- Your objective -
Review the material and extract every line in which the word "chart" occurs.

- Dataset extract -
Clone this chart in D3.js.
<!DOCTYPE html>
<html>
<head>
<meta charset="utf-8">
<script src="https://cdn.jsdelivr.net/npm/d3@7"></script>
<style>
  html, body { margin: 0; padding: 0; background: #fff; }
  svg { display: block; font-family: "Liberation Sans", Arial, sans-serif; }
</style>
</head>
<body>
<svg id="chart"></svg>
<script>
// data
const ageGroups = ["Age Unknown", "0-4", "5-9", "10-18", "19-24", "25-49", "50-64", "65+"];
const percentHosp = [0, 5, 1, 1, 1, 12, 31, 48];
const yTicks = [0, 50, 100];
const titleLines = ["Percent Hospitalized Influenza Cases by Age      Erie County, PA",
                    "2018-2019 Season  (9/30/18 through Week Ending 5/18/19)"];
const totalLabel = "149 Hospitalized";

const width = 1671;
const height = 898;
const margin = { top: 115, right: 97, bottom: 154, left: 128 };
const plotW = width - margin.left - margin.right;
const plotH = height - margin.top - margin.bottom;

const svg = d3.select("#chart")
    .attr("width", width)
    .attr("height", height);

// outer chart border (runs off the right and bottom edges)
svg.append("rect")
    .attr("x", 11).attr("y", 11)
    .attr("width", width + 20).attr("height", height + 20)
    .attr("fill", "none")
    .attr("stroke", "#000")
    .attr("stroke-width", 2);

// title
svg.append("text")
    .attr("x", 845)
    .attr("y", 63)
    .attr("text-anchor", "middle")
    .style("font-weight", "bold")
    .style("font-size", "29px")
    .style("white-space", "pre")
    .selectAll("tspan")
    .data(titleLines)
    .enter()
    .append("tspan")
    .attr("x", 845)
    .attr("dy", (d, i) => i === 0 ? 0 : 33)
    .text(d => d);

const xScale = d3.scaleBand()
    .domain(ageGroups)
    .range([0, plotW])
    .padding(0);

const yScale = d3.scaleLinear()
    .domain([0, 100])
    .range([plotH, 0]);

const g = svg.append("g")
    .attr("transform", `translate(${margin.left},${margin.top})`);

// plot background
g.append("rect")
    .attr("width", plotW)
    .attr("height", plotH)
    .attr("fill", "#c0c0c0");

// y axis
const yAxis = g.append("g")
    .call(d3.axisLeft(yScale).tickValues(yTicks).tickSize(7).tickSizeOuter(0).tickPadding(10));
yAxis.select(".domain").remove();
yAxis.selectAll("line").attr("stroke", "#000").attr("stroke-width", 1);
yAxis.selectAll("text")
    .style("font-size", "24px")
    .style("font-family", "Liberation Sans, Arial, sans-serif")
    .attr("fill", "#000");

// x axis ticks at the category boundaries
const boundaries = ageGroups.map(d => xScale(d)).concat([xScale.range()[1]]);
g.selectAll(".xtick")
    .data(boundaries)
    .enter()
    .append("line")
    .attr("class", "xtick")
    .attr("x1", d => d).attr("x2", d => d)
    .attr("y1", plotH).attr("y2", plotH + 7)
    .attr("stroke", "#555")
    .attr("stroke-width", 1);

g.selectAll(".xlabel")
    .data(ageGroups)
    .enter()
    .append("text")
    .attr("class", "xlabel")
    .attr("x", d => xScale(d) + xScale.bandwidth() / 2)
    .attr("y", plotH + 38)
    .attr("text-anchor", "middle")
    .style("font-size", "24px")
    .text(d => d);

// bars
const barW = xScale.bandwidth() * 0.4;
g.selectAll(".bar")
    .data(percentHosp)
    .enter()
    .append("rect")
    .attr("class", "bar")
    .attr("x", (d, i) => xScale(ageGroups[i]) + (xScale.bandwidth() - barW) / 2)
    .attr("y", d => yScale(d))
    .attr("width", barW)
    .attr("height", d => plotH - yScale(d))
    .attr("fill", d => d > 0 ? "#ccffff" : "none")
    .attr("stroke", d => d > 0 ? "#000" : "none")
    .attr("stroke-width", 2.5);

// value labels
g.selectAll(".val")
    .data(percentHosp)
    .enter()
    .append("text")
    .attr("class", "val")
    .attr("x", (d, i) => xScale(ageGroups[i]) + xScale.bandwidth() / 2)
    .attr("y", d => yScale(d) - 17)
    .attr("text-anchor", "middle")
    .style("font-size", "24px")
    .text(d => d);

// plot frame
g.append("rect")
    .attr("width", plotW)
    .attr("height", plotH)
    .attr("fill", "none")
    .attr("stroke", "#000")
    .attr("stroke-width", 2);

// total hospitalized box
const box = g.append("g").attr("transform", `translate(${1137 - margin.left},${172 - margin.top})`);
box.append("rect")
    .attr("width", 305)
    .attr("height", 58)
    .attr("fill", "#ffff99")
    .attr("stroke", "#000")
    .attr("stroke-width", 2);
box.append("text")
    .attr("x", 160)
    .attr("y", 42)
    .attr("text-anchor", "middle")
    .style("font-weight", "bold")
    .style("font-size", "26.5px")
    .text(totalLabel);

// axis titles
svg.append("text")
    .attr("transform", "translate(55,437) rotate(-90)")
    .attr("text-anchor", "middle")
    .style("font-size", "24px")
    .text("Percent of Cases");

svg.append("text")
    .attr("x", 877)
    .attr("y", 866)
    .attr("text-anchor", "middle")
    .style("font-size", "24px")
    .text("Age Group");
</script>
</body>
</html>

- Expected answer -
Clone this chart in D3.js.
<svg id="chart"></svg>
const svg = d3.select("#chart")
// outer chart border (runs off the right and bottom edges)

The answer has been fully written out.